The Bulldogs have not won a national championship since their 1980 campaign. So far this season, though, the swagger that erupts from Athens most autumns appears so well-placed that Alabama’s standing as the country’s top team is in clear doubt. The two teams could meet on Dec. 4, when the Southeastern Conference will hold its championship game — which could be less of a play-in game than one that would determine seedings.
Through the season’s first five games, the Georgia defense, one of the nation’s best by one metric after another, has proved as soul-crushingly expert as an Atlanta rush hour at shutting down whatever lane just looked open. The offense, not even the most sterling within the SEC, has driven the Bulldogs’ 142-10 dispatching of their first three opponents in the sport’s premier league.
And while Arkansas is assuredly better than its recent incarnations — 3-7 last season, 2-10 before that and 2-10 before that — the Razorbacks’ performance on Saturday signals that Arkansas is not back to being a power reminiscent of the Frank Broyles era.
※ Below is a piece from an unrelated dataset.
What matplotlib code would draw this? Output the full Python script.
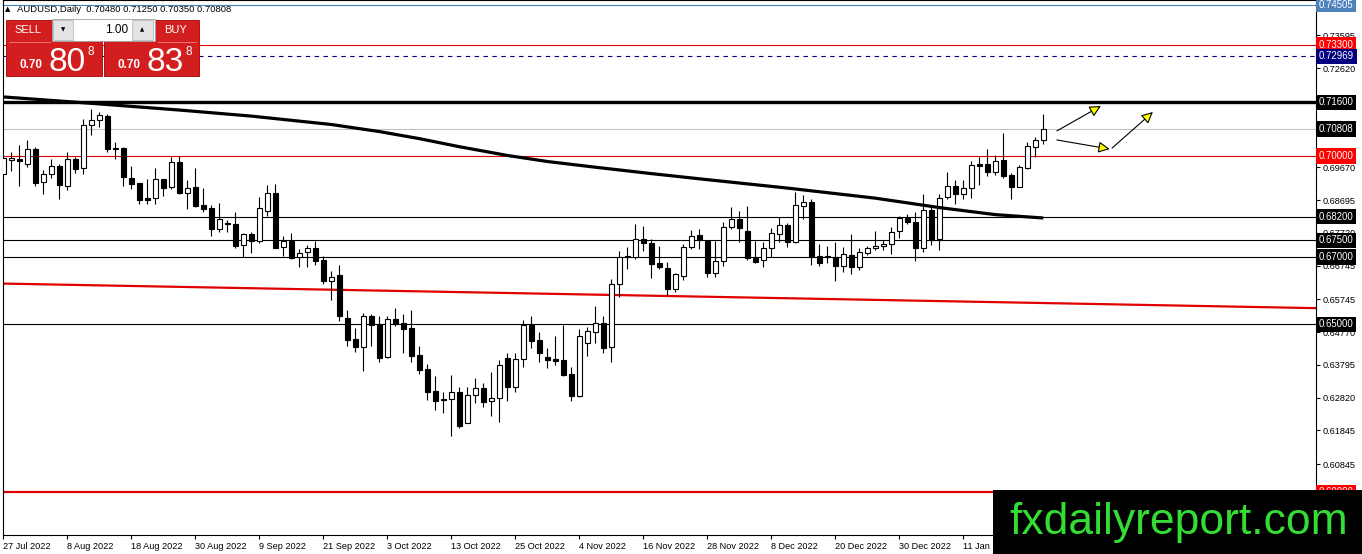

Indeed, the team’s evisceration on Saturday probably did more to fuel questions about the strength of Texas A&M, a preseason playoff contender that lost by 10 to Arkansas last month, than it did to herald the start of a dynasty, or even something much more modest, in Fayetteville.
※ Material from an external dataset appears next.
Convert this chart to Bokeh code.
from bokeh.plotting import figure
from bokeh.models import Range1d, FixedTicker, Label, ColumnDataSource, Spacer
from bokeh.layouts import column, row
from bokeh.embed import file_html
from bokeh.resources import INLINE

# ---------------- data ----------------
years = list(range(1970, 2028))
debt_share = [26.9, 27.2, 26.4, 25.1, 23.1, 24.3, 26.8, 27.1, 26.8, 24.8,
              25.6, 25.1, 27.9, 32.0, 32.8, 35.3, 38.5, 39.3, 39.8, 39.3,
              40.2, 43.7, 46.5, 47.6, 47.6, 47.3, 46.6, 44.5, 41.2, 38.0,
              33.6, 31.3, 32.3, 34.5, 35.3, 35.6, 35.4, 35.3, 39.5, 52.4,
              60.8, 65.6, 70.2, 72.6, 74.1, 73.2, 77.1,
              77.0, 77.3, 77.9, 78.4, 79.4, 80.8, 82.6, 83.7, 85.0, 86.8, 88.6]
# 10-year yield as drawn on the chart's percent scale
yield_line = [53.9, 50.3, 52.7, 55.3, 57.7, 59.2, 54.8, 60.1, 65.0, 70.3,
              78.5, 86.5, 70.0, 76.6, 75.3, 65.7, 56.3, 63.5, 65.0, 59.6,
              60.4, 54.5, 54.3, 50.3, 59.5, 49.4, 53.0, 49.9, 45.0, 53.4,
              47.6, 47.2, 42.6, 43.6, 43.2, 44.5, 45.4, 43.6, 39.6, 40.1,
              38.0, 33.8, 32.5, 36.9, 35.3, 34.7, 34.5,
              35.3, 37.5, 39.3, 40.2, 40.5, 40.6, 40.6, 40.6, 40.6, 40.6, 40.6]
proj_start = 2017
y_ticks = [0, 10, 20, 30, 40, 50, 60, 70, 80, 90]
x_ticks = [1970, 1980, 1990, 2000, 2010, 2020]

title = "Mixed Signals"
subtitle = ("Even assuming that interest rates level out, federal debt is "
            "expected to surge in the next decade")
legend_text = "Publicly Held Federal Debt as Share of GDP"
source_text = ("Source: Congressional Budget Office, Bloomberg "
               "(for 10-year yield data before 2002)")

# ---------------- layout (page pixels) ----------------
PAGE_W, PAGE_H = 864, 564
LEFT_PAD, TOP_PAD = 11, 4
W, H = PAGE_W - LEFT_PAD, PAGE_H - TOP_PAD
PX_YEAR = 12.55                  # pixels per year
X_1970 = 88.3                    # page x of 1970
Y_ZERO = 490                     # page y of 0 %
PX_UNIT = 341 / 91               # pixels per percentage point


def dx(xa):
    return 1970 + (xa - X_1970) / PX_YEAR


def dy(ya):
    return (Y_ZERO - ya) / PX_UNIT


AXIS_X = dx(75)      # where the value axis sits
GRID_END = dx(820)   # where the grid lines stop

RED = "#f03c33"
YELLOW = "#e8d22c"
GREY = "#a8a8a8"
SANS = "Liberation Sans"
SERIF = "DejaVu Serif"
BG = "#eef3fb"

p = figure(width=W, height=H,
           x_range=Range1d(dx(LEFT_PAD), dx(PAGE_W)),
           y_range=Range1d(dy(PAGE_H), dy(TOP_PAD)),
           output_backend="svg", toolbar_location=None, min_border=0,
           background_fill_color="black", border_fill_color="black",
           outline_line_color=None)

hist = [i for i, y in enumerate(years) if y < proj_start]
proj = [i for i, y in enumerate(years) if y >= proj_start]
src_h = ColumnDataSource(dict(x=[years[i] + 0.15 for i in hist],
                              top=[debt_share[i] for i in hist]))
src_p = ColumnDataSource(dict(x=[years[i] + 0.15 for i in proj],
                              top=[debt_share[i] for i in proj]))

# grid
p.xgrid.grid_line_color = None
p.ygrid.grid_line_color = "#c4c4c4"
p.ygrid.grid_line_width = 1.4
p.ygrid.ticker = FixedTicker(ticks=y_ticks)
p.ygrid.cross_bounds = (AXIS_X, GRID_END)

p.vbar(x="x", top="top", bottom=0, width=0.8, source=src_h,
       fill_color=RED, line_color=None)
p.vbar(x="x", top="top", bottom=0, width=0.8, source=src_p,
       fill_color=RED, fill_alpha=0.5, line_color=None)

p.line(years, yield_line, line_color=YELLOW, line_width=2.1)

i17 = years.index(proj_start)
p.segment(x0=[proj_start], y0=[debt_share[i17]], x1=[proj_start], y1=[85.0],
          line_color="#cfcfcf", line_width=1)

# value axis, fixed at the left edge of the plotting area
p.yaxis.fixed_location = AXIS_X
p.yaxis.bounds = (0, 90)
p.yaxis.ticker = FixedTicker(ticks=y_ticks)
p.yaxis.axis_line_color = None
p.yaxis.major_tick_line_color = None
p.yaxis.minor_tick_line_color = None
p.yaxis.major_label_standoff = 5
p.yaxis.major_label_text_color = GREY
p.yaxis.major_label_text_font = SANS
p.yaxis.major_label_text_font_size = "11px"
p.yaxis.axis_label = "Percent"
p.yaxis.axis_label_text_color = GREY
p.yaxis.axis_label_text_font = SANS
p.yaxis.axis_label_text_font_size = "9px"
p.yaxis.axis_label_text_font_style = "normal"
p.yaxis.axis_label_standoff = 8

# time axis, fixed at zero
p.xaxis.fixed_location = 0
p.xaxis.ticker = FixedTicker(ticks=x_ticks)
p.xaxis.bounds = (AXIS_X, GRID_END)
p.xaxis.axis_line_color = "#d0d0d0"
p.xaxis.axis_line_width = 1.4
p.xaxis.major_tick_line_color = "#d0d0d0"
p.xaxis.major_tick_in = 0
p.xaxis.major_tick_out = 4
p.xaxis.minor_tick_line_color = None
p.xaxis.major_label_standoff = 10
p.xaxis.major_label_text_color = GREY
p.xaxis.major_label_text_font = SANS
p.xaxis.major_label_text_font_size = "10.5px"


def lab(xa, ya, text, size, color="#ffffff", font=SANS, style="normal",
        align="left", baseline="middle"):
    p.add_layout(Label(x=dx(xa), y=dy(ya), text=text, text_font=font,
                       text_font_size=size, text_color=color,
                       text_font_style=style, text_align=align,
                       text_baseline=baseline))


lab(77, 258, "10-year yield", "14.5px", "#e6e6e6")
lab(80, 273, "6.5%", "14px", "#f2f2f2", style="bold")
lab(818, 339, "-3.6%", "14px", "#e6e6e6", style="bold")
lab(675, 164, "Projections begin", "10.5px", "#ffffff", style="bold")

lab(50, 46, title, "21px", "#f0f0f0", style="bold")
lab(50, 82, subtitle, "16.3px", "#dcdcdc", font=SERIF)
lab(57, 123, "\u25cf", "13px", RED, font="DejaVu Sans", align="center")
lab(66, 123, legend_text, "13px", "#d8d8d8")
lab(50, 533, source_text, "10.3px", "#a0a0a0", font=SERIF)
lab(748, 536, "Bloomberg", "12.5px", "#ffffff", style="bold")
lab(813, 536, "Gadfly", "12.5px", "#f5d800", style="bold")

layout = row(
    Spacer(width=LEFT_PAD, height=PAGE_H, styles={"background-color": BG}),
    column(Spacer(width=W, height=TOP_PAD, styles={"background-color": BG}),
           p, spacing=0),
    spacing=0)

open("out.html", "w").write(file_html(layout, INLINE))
Arkansas did, however, win the coin toss.
The Razorbacks deferred until the second half and, after a touchback, invited Stetson Bennett, Georgia’s second-string quarterback, to trot out in the place of JT Daniels, the injured signal caller who had started for the Bulldogs against Clemson, South Carolina and Vanderbilt.
The snap came from the 25-yard line. Bennett, who averaged under 7 yards per carry last season, kept the ball and sped toward his right, nearly picking up a first down. The next play brought the next offensive outburst, this time with the arm of a running Bennett: a 16-yard pass to Ladd McConkey, a redshirt freshman who caught it as two Arkansas defenders drew close a step or two too slowly.